Over the next few weeks, as movie fans in festive moods flock to the latest releases, they may encounter picket lines at theaters in several U.S. cities.
The pickets, urging a boycott of Regal Cinemas outlets across the country, were organized by IATSE officials to protest what they said were the “union-busting” tactics of the chain. In recent months, they said, IATSE members employed as projectionists by Regal in Fort Wayne, Ind., Akron, Ohio, and Richmond, Va., have been fired. In addition, employees in Youngstown, Ohio, are having to choose between a “deplorable” severance package and a drastic wage reduction, union spokesman Joseph Rice said.
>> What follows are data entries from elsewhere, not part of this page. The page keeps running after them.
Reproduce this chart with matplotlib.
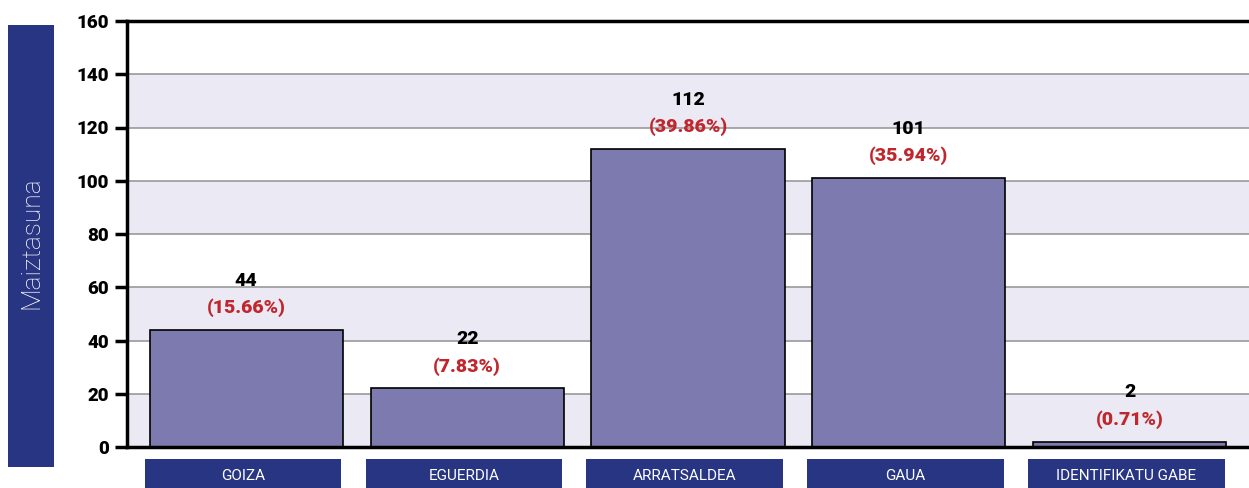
import matplotlib.pyplot as plt
from matplotlib.patches import Rectangle
import matplotlib.transforms as mtransforms

# -----------------------------
# Data
# -----------------------------
categories = ["GOIZA", "EGUERDIA", "ARRATSALDEA", "GAUA", "IDENTIFIKATU GABE"]
counts = [44, 22, 112, 101, 2]
percents = ["15.66%", "7.83%", "39.86%", "35.94%", "0.71%"]
y_ticks = [0, 20, 40, 60, 80, 100, 120, 140, 160]
y_label = "Maiztasuna"

# -----------------------------
# Styling
# -----------------------------
NAVY = "#283583"
BAR = "#7d7ab0"
BAND = "#ebe9f4"
RED = "#c0272d"
plt.rcParams["font.family"] = ["Roboto", "DejaVu Sans"]

fig = plt.figure(figsize=(12.49, 4.88), dpi=100)
ax = fig.add_axes([127 / 1249, 41 / 488, 1 - 127 / 1249, 426 / 488])

x = list(range(len(categories)))

# alternating bands
for lo in y_ticks[:-1]:
    if (lo // 20) % 2 == 0:
        ax.axhspan(lo, lo + 20, color=BAND, zorder=0, lw=0)
for t in y_ticks[1:-1]:
    ax.axhline(t, color="#9a9a9a", lw=1.2, zorder=1)

ax.bar(x, counts, width=0.875, color=BAR, edgecolor="black", lw=1.2, zorder=2)

for xi, c, p in zip(x, counts, percents):
    ax.text(xi, c + 18.5, str(c), ha="center", va="center",
            fontsize=14, fontweight="black", color="black", zorder=3)
    ax.text(xi, c + 8.3, f"({p})", ha="center", va="center",
            fontsize=14, fontweight="black", color=RED, zorder=3)

ax.set_xlim(-0.54, 4.54)
ax.set_ylim(0, 160)
ax.set_yticks(y_ticks)
ax.set_yticklabels([str(t) for t in y_ticks], fontsize=13.5, fontweight="black")
ax.set_xticks([])
ax.tick_params(axis="y", length=9, width=2.5, pad=4)

for side in ["left", "bottom", "top"]:
    ax.spines[side].set_linewidth(2.5)
    ax.spines[side].set_color("black")
ax.spines["right"].set_visible(False)

# category boxes under the axis
trans = mtransforms.blended_transform_factory(ax.transData, ax.transAxes)
for xi, name in zip(x, categories):
    ax.add_patch(Rectangle((xi - 0.46, -0.105), 0.89, 0.077, transform=trans,
                           facecolor=NAVY, edgecolor="none", clip_on=False))
    ax.text(xi - 0.015, -0.068, name, transform=trans, ha="center", va="center",
            color="white", fontsize=11)

# y label box
fig.patches.append(Rectangle((8 / 1249, 21 / 488), 46 / 1249, 442 / 488,
                             transform=fig.transFigure, facecolor=NAVY,
                             edgecolor="none"))
fig.text(31 / 1249, 245 / 488, y_label, rotation=90, ha="center", va="center",
         color="white", fontsize=19, fontweight="light")

fig.savefig("out.png", dpi=100)
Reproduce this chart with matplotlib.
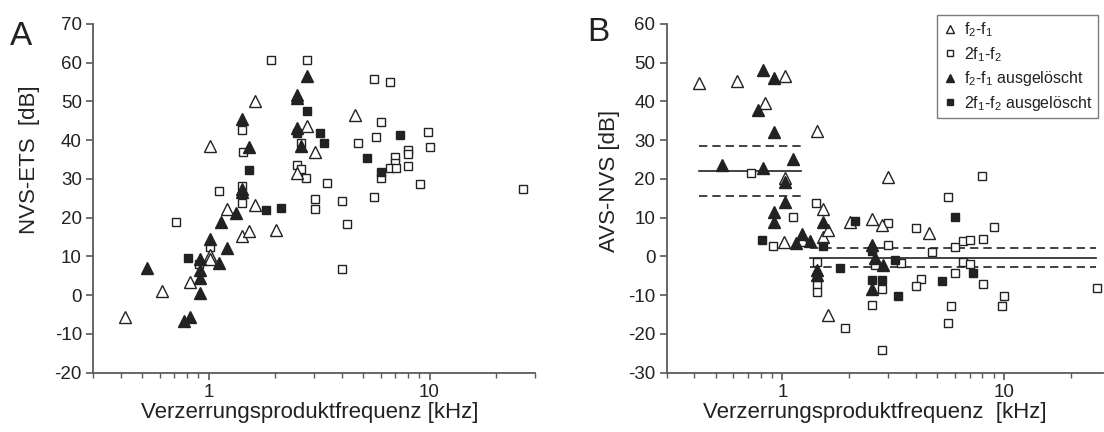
import matplotlib
matplotlib.use("Agg")
import matplotlib.pyplot as plt
from matplotlib.ticker import LogLocator, NullFormatter, FixedLocator, FixedFormatter
from matplotlib.lines import Line2D

plt.rcParams['font.family'] = ['Liberation Sans', 'DejaVu Sans']
plt.rcParams['mathtext.fontset'] = 'custom'
plt.rcParams['mathtext.rm'] = 'Liberation Sans'
plt.rcParams['axes.unicode_minus'] = False

# ---- panel A: NVS-ETS vs. distortion product frequency ----
a_tri_open_f = [1.615, 2.80, 1.02, 2.51, 1.615, 1.215, 1.41, 1.517, 2.02, 1.015, 1.015, 0.826, 0.617, 0.417, 4.61, 3.02]
a_tri_open_v = [50.1, 43.6, 38.5, 31.6, 23.4, 22.2, 15.4, 16.5, 16.9, 10.5, 9.3, 3.3, 1.2, -5.7, 46.5, 36.9]

a_sq_open_f = [1.91, 2.80, 5.62, 6.61, 1.415, 2.62, 1.43, 2.51, 2.63, 2.76, 1.113, 1.41, 1.41, 1.015, 0.904,
               0.714, 6.02, 5.71, 9.83, 4.74, 10.02, 8.03, 8.03, 7.0, 7.0, 8.03, 6.63, 7.05, 6.0, 3.43, 9.01,
               3.02, 3.02, 4.01, 5.62, 4.22, 4.01, 26.4]
a_sq_open_v = [60.7, 60.7, 55.8, 55.0, 42.6, 39.4, 37.0, 33.6, 32.5, 30.2, 26.9, 28.2, 23.7, 12.4, 8.0,
               18.8, 44.8, 40.9, 42.0, 39.2, 38.3, 37.5, 36.4, 35.8, 34.0, 33.4, 32.8, 32.8, 30.3, 28.9, 28.7,
               24.8, 22.2, 24.4, 25.3, 18.4, 6.7, 27.4]

a_tri_fill_f = [2.78, 2.50, 2.50, 1.415, 2.50, 2.62, 1.517, 1.415, 1.415, 1.325, 1.137, 1.014, 1.215, 0.917,
                1.113, 0.917, 0.917, 0.917, 0.526, 0.771, 0.82]
a_tri_fill_v = [56.7, 51.6, 50.8, 45.5, 43.1, 38.5, 38.3, 26.6, 27.5, 21.3, 19.0, 14.6, 12.3, 9.3,
                8.2, 6.5, 4.5, 0.5, 7.1, -6.7, -5.5]

a_sq_fill_f = [2.78, 2.50, 1.517, 1.81, 2.117, 0.806, 3.21, 3.32, 7.32, 5.23, 6.0]
a_sq_fill_v = [47.5, 41.8, 32.3, 22.0, 22.4, 9.5, 41.8, 39.2, 41.4, 35.3, 31.7]

# ---- panel B: AVS-NVS vs. distortion product frequency ----
b_tri_open_f = [0.421, 0.623, 1.028, 0.836, 1.43, 1.028, 1.52, 1.018, 1.223, 1.53, 1.61, 1.61, 2.02, 2.53,
                2.81, 2.99, 4.60]
b_tri_open_v = [44.7, 45.4, 46.6, 39.5, 32.5, 20.2, 12.2, 3.8, 4.3, 4.9, 6.8, -15.1, 9.0, 9.6,
                8.1, 20.6, 6.1]

b_sq_open_f = [0.72, 1.42, 1.12, 0.911, 1.43, 1.43, 1.43, 2.99, 2.99, 2.62, 2.83, 2.53, 5.61, 4.01, 9.01,
               7.93, 4.73, 6.01, 6.55, 7.03, 8.02, 3.43, 6.55, 7.03, 6.01, 4.22, 4.01, 8.02, 5.75, 10.0,
               9.77, 5.61, 1.92, 2.83, 26.2]
b_sq_open_v = [21.5, 13.7, 10.1, 2.8, -1.3, -7.4, -9.1, 8.7, 3.0, -2.2, -8.5, -12.5, 15.3, 7.3, 7.7,
               20.8, 1.2, 2.4, 4.0, 4.3, 4.4, -1.6, -1.3, -1.9, -4.2, -5.8, -7.6, -7.2, -12.7, -10.2,
               -12.8, -17.2, -18.4, -24.1, -8.2]

b_tri_fill_f = [0.821, 0.92, 0.774, 0.92, 0.533, 0.821, 1.12, 1.028, 1.028, 0.92, 0.92, 1.153, 1.223, 1.333,
                1.52, 1.43, 1.43, 2.53, 2.62, 2.84, 2.53]
b_tri_fill_v = [48.0, 46.0, 37.8, 32.2, 23.6, 22.8, 25.1, 19.1, 14.0, 11.5, 9.0, 3.4, 5.8, 4.0,
                9.0, -3.5, -4.8, 3.0, -0.3, -2.2, -8.5]

b_sq_fill_f = [0.807, 1.53, 2.13, 6.01, 1.82, 2.53, 3.22, 7.27, 5.24, 2.53, 2.83, 3.32]
b_sq_fill_v = [4.3, 2.7, 9.2, 10.1, -3.0, 1.5, -0.9, -4.2, -6.3, -6.1, -6.1, -10.1]

# group means with spread (solid = mean, dashed = +/- spread)
low_range = [0.42, 1.22]
low_mean, low_spread = 22.0, 6.5
high_range = [1.33, 26.0]
high_mean, high_spread = -0.3, 2.4

legend_labels = [r'f$_\mathregular{2}$-f$_\mathregular{1}$',
                 r'2f$_\mathregular{1}$-f$_\mathregular{2}$',
                 r'f$_\mathregular{2}$-f$_\mathregular{1}$ ausgelöscht',
                 r'2f$_\mathregular{1}$-f$_\mathregular{2}$ ausgelöscht']

ink = '#222222'
axis_grey = '#5a5a5a'

tri_open = dict(marker='^', ms=8, mfc='white', mec=ink, mew=1.0, ls='none')
sq_open = dict(marker='s', ms=5.5, mfc='white', mec=ink, mew=1.0, ls='none')
tri_fill = dict(marker='^', ms=8, mfc=ink, mec=ink, mew=1.0, ls='none')
sq_fill = dict(marker='s', ms=5.5, mfc=ink, mec=ink, mew=1.0, ls='none')

fig = plt.figure(figsize=(11.04, 4.32), dpi=100)
axA = fig.add_axes([93 / 1104, 1 - 372.7 / 432, 442 / 1104, 348.7 / 432])
axB = fig.add_axes([666.5 / 1104, 1 - 372.7 / 432, 436.5 / 1104, 348.7 / 432])


def style_axis(ax, ylim, yticks):
    ax.set_xscale('log')
    ax.set_ylim(*ylim)
    ax.set_yticks(yticks)
    ax.xaxis.set_major_locator(FixedLocator([1, 10]))
    ax.xaxis.set_major_formatter(FixedFormatter(['1', '10']))
    ax.xaxis.set_minor_locator(LogLocator(base=10, subs=range(2, 10)))
    ax.xaxis.set_minor_formatter(NullFormatter())
    for side in ('top', 'right'):
        ax.spines[side].set_visible(False)
    for side in ('left', 'bottom'):
        ax.spines[side].set_color(axis_grey)
        ax.spines[side].set_linewidth(1.3)
    ax.tick_params(which='major', direction='out', length=5, width=1.2, color=axis_grey,
                   labelsize=13.5, labelcolor=ink, pad=3)
    ax.tick_params(which='minor', direction='out', length=3.5, width=1.0, color=axis_grey)


# panel A
axA.plot(a_sq_open_f, a_sq_open_v, **sq_open)
axA.plot(a_tri_open_f, a_tri_open_v, **tri_open)
axA.plot(a_tri_fill_f, a_tri_fill_v, **tri_fill)
axA.plot(a_sq_fill_f, a_sq_fill_v, **sq_fill)
style_axis(axA, (-20, 70), range(-20, 71, 10))
axA.set_xlim(0.3, 30)
axA.set_xlabel('Verzerrungsproduktfrequenz [kHz]', fontsize=16, color=ink)
axA.set_ylabel('NVS-ETS  [dB]', fontsize=16, color=ink)
axA.xaxis.set_label_coords(0.49, -0.085)
axA.yaxis.set_label_coords(-0.12, 0.61)
fig.text(10 / 1104, 1 - 45 / 432, 'A', fontsize=24, color=ink)

# panel B
for lo, hi, mean, spread in [(low_range[0], low_range[1], low_mean, low_spread),
                             (high_range[0], high_range[1], high_mean, high_spread)]:
    axB.plot([lo, hi], [mean, mean], color=ink, lw=1.2)
    axB.plot([lo, hi], [mean + spread, mean + spread], color=ink, lw=1.2, ls=(0, (5, 3)))
    axB.plot([lo, hi], [mean - spread, mean - spread], color=ink, lw=1.2, ls=(0, (5, 3)))

axB.plot(b_sq_open_f, b_sq_open_v, **sq_open)
axB.plot(b_tri_open_f, b_tri_open_v, **tri_open)
axB.plot(b_tri_fill_f, b_tri_fill_v, **tri_fill)
axB.plot(b_sq_fill_f, b_sq_fill_v, **sq_fill)
style_axis(axB, (-30, 60), range(-30, 61, 10))
axB.set_xlim(0.3, 28)
axB.set_xlabel('Verzerrungsproduktfrequenz  [kHz]', fontsize=16, color=ink)
axB.set_ylabel('AVS-NVS [dB]', fontsize=16, color=ink)
axB.xaxis.set_label_coords(0.478, -0.085)
axB.yaxis.set_label_coords(-0.107, 0.55)
fig.text(587 / 1104, 1 - 41 / 432, 'B', fontsize=24, color=ink)

handles = [Line2D([], [], **dict(tri_open, ms=6)),
           Line2D([], [], **dict(sq_open, ms=4.5)),
           Line2D([], [], **dict(tri_fill, ms=6)),
           Line2D([], [], **dict(sq_fill, ms=4.5))]
leg = axB.legend(handles, legend_labels, loc='upper left',
                 bbox_to_anchor=(937 / 1104, 1 - 15 / 432), bbox_transform=fig.transFigure,
                 fontsize=11.5, frameon=True, fancybox=False, borderaxespad=0,
                 handlelength=0.9, handletextpad=0.45, labelspacing=0.35, borderpad=0.35)
leg.get_frame().set_edgecolor(axis_grey)
leg.get_frame().set_linewidth(1.0)
for t in leg.get_texts():
    t.set_color(ink)

fig.savefig('out.png', dpi=100)
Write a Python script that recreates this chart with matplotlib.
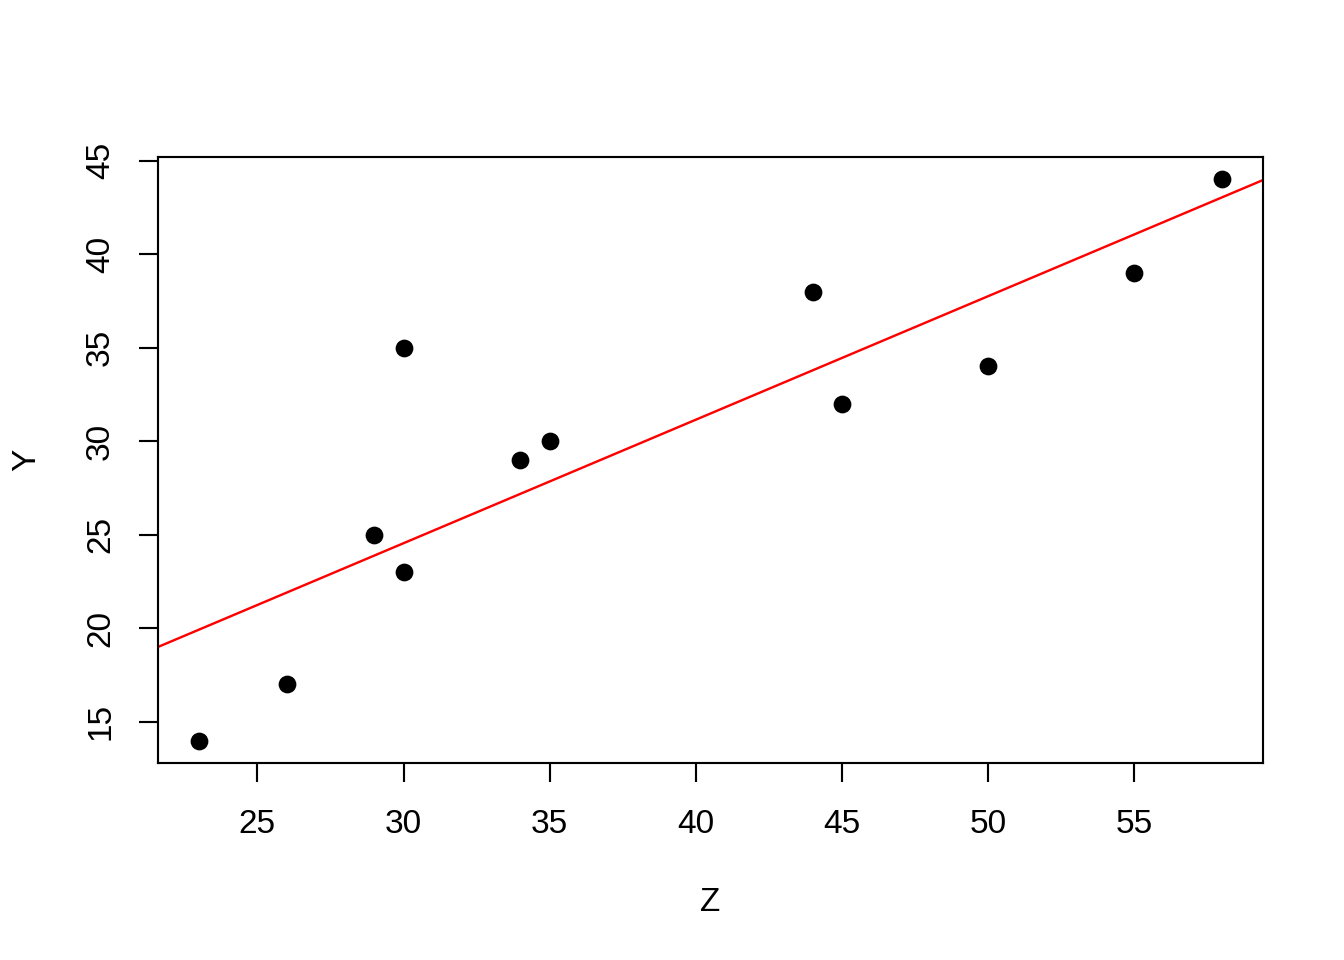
import numpy as np
import matplotlib
matplotlib.use("Agg")
import matplotlib.pyplot as plt

plt.rcParams['font.family'] = ['Liberation Sans', 'DejaVu Sans']

z = [23, 26, 29, 30, 30, 34, 35, 44, 45, 50, 55, 58]
y = [14, 17, 25, 35, 23, 29, 30, 38, 32, 34, 39, 44]
xticks = [25, 30, 35, 40, 45, 50, 55]
yticks = [15, 20, 25, 30, 35, 40, 45]

fig = plt.figure(figsize=(7, 5), dpi=192)
ax = fig.add_axes([158 / 1344, 1 - 763 / 960, (1263 - 158) / 1344, (763 - 157) / 960])

ax.scatter(z, y, s=32, color='black', zorder=3)

# abline(lm(Y ~ Z))
slope, intercept = np.polyfit(z, y, 1)
ax.axline((0, intercept), slope=slope, color='red', lw=0.9)

ax.set_xlim(21.6, 59.4)
ax.set_ylim(12.8, 45.2)
ax.set_xticks(xticks)
ax.set_yticks(yticks)
ax.set_yticklabels([str(t) for t in yticks], rotation=90, va='center')
ax.tick_params(direction='out', length=7.2, width=0.8, labelsize=12.5)
ax.tick_params(axis='x', pad=10)
ax.tick_params(axis='y', pad=8.5)

for s in ax.spines.values():
    s.set_linewidth(0.8)

ax.set_xlabel('Z', fontsize=12.5, labelpad=17.5)
ax.set_ylabel('Y', fontsize=12.5, labelpad=16)

fig.savefig('out.png', dpi=192)
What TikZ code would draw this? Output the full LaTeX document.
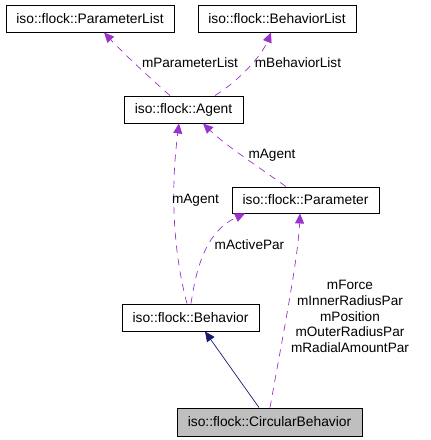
\documentclass[tikz,border=0pt]{standalone}
\usepackage{fontspec}
\setmainfont{Liberation Sans}
\usetikzlibrary{arrows.meta,calc}
\definecolor{assoc}{HTML}{9A32CD}
\definecolor{inher}{HTML}{191970}
\definecolor{cbfill}{HTML}{BFBFBF}
\begin{document}
\begin{tikzpicture}[x=1pt,y=-1pt,
  cls/.style={draw=black,line width=0.9pt,inner sep=0pt,font=\fontsize{13.8}{16}\selectfont},
  uses/.style={draw=assoc,line width=0.7pt,dash pattern=on 7pt off 6pt,-{Triangle[length=10pt,width=9pt,fill=assoc]}},
  isa/.style={draw=inher,line width=0.7pt,-{Triangle[length=10pt,width=9pt,fill=inher]}},
  lbl/.style={inner sep=0pt,font=\fontsize{13.6}{15.7}\selectfont}]
\useasboundingbox (0,0) rectangle (431,440);
\node[cls,minimum width=168pt,minimum height=27pt] (PL) at (90,18.5) {iso::flock::ParameterList};
\node[cls,minimum width=158pt,minimum height=27pt] (BL) at (277,18.5) {iso::flock::BehaviorList};
\node[cls,minimum width=119pt,minimum height=27pt] (A) at (183.5,109.5) {iso::flock::Agent};
\node[cls,minimum width=147pt,minimum height=26pt] (P) at (305.5,200) {iso::flock::Parameter};
\node[cls,minimum width=137pt,minimum height=27pt] (B) at (190.5,317.5) {iso::flock::Behavior};
\node[cls,fill=cbfill,minimum width=185pt,minimum height=28pt] (CB) at (269.5,422) {iso::flock::CircularBehavior};
% associations
\draw[uses] ([xshift=-13.5pt]A.north) .. controls (150,78) and (125,55) .. ([xshift=14pt]PL.south);
\draw[uses] ([xshift=31.5pt]A.north) .. controls (240,80) and (262,55) .. ([xshift=-6pt]BL.south);
\draw[uses] ([xshift=-3.5pt]B.north) .. controls (178,270) and (168,210) .. ([xshift=-4.5pt]A.south);
\draw[uses] ([xshift=-19.5pt]P.north) .. controls (260,168) and (225,145) .. ([xshift=19.5pt]A.south);
\draw[uses] ([xshift=0.5pt]B.north) .. controls (196,270) and (205,232) .. ([xshift=-60.5pt]P.south);
\draw[uses] ([xshift=0.5pt]CB.north) .. controls (282,340) and (298,260) .. ([xshift=-5.5pt]P.south);
% inheritance
\draw[isa] ([xshift=-10.5pt]CB.north) -- ([xshift=14.5pt]B.south);
% labels
\node[lbl] (l1) at (190,63) {mParameterList};
\node[lbl] (l2) at (298,63) {mBehaviorList};
\node[lbl] (l3) at (272,155) {mAgent};
\node[lbl] (l4) at (195.5,200) {mAgent};
\node[lbl] (l5) at (249.5,245) {mActivePar};
\node[lbl,align=center] (l6) at (350,316.5) {mForce\\mInnerRadiusPar\\mPosition\\mOuterRadiusPar\\mRadialAmountPar};
\end{tikzpicture}
\end{document}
Kicking off the boycott, rallies were held over the Thanksgiving weekend at theaters near Los Angeles — in areas including Whittier, Moorpark, El Cajon, Rancho Palos Verdes and San Bernardino — as well as in Philadelphia, Atlanta, Cleveland, Richmond, Fort Wayne, Indianapolis, Ind., and Akron. Other rallies were held Saturday in Orlando and Fort Lauderdale, Fla., the union reported. Pickets went up in those and other cities, and IATSE president Thomas C. Short said that as many as 20% of potential patrons decided not to cross them. The company disputed the figure.
“It had no effect on business,” Regal spokesman Greg Dunn said Tuesday from the company’s headquarters in Knoxville, Tenn. “We had nobody turn away because of the pickets.”
Dunn said Regal had reached agreement with projectionists in Cleveland and extended their contracts for two years. In Fort Wayne, he said, several projectionists “were offered severance packages and positions elsewhere as manager-operators, but they declined — they wanted to be projectionists.” The Fort Wayne employees filed three unfair-labor-practice complaints with the National Labor Relations Board, but they were dismissed.
The dispute flows from the increasingly automated function of projecting motion pictures onto a screen. “The technology has changed immensely,” Dunn said. “It’s not as skilled as it once was. One manager-operator can run 16 screens at one time.”
Last week, Rev. Jesse Jackson joined Short at a news conference in Chicago held to announce the boycott. “We will not let Regal rest until they treat the workers right,” Jackson said. Pickets and rallies are planned through the holiday season, according to union spokeswoman Karen Pizzuto.
Regal, with 2,222 screens at 251 locations in 22 states, is a major player. The company reported record revenues of $269.8 million in 1996.